>> START MATERIAL TO PROCESS
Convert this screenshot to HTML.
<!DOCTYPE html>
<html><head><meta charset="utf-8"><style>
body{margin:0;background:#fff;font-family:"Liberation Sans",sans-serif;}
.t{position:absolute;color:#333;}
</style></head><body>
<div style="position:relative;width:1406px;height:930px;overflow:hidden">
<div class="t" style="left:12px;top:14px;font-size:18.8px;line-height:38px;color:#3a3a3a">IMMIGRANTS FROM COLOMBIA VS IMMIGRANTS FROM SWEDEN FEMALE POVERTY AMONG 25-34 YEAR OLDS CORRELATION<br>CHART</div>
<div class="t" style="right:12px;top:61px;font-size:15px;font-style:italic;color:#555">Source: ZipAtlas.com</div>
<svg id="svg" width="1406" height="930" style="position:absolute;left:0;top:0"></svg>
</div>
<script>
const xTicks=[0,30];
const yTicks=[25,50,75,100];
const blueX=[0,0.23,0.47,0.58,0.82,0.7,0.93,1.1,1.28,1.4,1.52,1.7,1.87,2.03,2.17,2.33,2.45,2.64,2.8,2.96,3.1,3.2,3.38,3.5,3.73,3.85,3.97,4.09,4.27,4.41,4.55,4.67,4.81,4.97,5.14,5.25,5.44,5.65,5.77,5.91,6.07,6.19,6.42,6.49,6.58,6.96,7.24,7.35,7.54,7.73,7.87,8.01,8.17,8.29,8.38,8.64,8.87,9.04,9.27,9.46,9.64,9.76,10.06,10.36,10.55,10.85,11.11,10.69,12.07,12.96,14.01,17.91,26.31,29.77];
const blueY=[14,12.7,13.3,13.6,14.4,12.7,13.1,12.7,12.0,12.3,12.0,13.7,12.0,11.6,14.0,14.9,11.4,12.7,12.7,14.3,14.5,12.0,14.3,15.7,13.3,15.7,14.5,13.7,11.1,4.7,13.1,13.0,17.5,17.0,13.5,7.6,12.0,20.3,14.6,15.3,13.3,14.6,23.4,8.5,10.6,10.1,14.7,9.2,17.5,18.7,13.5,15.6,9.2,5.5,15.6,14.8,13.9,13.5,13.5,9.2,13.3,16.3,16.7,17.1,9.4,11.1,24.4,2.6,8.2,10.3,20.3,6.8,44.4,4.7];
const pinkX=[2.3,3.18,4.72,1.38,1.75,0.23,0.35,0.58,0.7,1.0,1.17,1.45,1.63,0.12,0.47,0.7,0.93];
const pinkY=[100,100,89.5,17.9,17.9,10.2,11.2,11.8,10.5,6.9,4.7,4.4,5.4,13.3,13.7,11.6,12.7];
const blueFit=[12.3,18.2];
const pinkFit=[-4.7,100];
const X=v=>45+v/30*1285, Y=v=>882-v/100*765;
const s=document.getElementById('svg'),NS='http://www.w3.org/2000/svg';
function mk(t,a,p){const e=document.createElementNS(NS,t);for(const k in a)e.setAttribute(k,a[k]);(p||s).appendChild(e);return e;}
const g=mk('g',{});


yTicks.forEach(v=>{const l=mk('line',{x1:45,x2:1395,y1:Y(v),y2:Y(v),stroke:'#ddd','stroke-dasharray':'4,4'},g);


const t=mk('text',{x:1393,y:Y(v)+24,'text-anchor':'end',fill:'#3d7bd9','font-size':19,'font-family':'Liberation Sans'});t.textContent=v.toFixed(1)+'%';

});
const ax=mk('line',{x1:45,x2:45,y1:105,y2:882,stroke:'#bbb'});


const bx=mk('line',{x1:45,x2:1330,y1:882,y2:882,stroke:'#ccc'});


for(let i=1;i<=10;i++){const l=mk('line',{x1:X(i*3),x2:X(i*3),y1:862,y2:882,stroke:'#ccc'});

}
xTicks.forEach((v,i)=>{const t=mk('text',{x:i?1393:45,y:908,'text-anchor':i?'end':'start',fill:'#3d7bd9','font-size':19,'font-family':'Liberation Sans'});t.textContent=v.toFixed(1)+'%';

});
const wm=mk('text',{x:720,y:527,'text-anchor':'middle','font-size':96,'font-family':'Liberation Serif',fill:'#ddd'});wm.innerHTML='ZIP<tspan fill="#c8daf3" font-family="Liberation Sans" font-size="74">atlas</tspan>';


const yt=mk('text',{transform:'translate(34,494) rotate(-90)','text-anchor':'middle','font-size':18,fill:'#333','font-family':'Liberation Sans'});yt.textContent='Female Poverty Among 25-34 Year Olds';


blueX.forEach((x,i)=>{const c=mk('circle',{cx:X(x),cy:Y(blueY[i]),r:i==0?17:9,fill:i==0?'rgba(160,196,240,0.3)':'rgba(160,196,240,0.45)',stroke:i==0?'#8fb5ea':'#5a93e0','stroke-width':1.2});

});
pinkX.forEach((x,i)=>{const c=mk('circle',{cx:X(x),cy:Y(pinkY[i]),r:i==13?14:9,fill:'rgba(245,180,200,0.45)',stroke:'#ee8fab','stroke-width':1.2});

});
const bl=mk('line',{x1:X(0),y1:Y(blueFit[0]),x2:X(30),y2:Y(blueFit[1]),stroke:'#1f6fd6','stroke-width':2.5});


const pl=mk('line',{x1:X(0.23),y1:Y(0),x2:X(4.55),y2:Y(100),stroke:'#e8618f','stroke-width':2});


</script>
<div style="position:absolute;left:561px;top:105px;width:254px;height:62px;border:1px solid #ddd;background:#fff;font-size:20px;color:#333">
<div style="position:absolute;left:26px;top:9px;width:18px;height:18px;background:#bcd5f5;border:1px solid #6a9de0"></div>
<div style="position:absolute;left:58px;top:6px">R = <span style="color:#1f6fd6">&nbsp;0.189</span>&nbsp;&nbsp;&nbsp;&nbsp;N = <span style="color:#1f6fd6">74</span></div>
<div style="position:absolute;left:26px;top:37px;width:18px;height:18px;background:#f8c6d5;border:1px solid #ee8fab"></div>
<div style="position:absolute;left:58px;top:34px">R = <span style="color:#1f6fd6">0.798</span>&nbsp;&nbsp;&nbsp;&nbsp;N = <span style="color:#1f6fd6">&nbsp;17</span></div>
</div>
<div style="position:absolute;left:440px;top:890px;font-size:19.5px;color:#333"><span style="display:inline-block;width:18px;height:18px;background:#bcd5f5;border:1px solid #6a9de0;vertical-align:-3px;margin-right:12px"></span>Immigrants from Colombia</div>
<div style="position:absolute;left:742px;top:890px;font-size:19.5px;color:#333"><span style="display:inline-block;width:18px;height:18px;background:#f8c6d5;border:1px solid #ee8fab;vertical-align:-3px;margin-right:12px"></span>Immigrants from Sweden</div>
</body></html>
>> END MATERIAL TO PROCESS
>> START MATERIAL TO PROCESS
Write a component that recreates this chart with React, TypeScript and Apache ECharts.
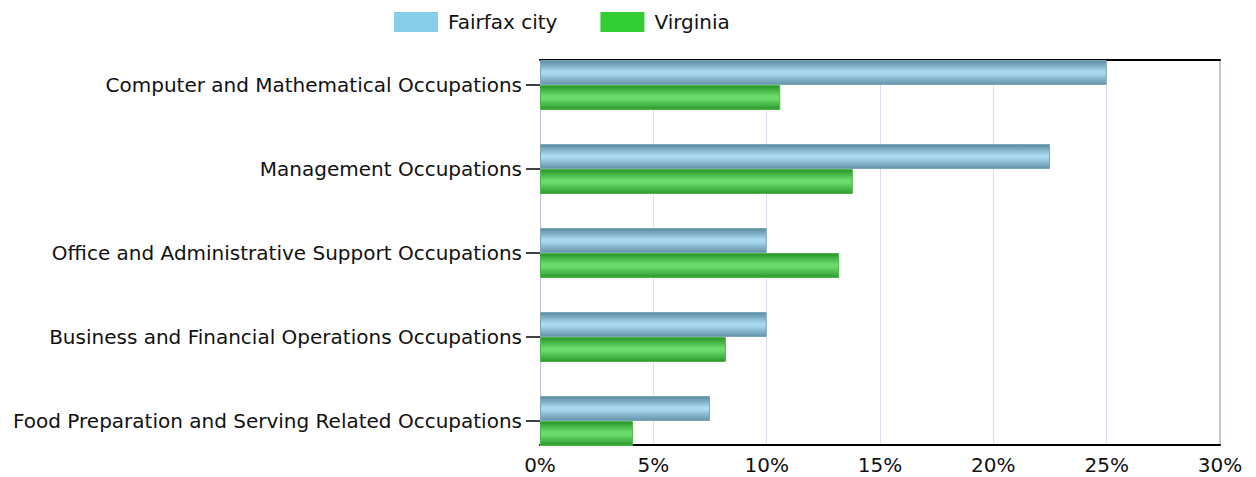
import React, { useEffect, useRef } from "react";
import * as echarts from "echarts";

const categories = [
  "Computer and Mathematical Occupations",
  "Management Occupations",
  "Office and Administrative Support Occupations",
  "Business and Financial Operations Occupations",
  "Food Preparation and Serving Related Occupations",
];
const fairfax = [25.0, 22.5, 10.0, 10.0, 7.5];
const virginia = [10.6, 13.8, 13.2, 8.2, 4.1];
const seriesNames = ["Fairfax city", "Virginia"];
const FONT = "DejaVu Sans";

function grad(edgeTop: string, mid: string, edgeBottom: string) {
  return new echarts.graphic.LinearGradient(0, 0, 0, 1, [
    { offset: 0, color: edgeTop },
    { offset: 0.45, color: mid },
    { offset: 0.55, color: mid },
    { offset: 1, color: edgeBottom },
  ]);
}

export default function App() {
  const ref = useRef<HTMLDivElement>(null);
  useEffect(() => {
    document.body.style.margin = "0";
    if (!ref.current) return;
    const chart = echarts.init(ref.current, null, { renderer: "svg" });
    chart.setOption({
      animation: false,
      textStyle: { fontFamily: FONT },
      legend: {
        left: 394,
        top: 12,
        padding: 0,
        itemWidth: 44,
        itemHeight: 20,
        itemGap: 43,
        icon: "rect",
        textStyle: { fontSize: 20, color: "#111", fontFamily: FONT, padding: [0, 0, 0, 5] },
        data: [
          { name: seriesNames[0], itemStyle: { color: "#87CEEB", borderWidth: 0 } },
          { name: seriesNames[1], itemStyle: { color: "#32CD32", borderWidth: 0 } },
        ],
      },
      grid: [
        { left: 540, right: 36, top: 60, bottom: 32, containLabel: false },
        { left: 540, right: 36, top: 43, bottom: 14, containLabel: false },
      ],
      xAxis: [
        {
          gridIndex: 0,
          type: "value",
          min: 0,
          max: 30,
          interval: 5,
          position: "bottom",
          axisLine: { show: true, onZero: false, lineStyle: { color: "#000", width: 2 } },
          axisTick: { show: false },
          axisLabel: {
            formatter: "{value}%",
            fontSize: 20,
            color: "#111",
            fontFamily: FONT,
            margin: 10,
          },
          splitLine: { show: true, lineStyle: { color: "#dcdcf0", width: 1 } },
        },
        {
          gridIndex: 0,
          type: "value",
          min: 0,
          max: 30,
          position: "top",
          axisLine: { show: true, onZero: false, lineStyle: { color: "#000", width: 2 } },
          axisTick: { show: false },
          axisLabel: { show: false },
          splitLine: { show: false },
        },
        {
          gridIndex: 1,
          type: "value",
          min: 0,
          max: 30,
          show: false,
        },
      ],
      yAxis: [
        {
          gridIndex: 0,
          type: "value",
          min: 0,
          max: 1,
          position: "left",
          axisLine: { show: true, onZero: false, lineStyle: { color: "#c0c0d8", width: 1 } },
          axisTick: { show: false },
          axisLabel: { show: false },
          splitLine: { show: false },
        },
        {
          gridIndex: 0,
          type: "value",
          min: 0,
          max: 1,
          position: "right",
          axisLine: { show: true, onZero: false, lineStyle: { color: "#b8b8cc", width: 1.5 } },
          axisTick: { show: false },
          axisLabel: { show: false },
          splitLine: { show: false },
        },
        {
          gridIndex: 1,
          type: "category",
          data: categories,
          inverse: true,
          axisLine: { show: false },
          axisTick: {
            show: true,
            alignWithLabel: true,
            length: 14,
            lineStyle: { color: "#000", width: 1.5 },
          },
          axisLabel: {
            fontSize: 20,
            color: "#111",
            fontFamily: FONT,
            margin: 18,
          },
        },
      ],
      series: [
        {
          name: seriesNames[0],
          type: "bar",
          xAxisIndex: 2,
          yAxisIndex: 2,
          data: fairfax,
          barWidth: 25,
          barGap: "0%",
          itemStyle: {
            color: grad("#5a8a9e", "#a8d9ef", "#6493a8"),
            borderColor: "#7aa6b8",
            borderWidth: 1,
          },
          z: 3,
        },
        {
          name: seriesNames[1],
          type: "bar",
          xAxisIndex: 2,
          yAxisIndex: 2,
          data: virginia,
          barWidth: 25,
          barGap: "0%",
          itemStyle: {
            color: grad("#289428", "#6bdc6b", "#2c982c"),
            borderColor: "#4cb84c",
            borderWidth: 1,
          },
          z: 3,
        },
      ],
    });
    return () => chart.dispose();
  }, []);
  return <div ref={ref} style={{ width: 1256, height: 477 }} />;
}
>> END MATERIAL TO PROCESS
_AIM:_ Leave the pictures out and print, exactly as written, every line from the one holding "Write a component" down to the one holding "import * as", both of those included.

_CORRECT RESPONSE:_
Write a component that recreates this chart with React, TypeScript and Apache ECharts.
import React, { useEffect, useRef } from "react";
import * as echarts from "echarts";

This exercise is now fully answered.